In promoting Deputy Commissioner Catherine Burn to be in line for his job upon retirement Scipione may have gambled on the secrecy provisions of the Crimes Act and lost.

Despite her consistent efforts at the upper house inquiry to blame others for the warrants, she led the Special Crimes and Internal Affairs Team that instructed an undercover officer known as M5 to target Kaldas time and time again – without success.

The warrants were active when Scipione was the commander of the internal affairs unit.

A strike force, codenamed Emblems, was set-up to investigate the alleged dodgy listening device warrants but again this investigation was also hampered by a lack of access to documents protected by secrecy provisions.

Scipione told the upper house inquiry he never read the Emblems report. Why would he want to?
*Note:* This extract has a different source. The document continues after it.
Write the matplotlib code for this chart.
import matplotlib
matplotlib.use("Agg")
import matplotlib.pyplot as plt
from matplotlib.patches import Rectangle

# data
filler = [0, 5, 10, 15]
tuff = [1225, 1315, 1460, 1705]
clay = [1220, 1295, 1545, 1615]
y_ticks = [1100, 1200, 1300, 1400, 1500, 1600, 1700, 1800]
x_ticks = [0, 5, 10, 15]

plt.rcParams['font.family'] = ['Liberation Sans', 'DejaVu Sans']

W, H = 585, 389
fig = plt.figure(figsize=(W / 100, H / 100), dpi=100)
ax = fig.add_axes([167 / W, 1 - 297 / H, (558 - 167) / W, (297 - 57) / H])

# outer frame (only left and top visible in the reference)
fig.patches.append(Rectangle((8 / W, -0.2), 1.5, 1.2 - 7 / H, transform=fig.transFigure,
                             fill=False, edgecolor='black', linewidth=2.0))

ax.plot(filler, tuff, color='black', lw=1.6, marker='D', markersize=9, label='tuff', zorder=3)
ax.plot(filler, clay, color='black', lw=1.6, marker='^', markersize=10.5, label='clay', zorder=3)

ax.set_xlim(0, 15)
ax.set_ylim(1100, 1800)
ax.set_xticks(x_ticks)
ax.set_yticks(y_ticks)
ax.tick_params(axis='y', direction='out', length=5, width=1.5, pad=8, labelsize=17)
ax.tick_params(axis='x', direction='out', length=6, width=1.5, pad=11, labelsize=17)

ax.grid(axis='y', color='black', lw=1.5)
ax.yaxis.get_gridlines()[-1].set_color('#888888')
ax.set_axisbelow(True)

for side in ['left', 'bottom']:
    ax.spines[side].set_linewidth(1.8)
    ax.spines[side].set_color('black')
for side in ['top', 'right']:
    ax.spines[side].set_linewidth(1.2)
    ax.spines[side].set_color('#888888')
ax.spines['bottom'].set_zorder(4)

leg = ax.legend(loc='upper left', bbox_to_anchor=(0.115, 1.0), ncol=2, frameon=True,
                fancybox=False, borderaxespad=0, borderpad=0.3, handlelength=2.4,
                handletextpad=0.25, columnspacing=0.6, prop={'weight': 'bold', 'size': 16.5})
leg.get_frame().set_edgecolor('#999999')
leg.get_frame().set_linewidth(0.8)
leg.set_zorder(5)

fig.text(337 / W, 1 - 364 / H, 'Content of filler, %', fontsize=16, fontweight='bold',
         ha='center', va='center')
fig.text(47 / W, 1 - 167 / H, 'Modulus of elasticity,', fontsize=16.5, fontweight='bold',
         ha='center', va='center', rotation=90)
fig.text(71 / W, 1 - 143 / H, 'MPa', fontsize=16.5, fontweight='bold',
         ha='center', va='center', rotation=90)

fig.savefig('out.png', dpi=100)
NSW Ombudsman Bruce Barbour has defended his inquiry as fair and impartial. Photo: ABC
NSW Ombudsman Bruce Barbour has defended his inquiry as fair and impartial. Photo: ABC

It’s not good enough for Premier Mike Baird to defer to the Ombudsman’s investigation of this whole mess.

The Ombudsman has been accused by multiple witnesses of conducting a witch hunt into the leaks of whistleblowers.

Bruce Barbour has now revealed the enormity of the bugging (Kaldas on 80 warrants, Barrett 52 and former Chief Superintendent Brian Harding on 40) and he is now duty bound to reveal the full extent of the surveillance of the hundreds of targets, and the reasons why.

Mr Barbour says his Operation Prospect will be complete, despite depleted staffing levels, by June after two years of investigations and hearings.

That gives him just five months to focus on the substantive complaints of the aggrieved warrant targets and examine why Supreme Court judges believed senior cops, alleged in the upper house inquiry, to have an agenda that had more to do with their own ambitions and vendettas than any pure pursuit of justice.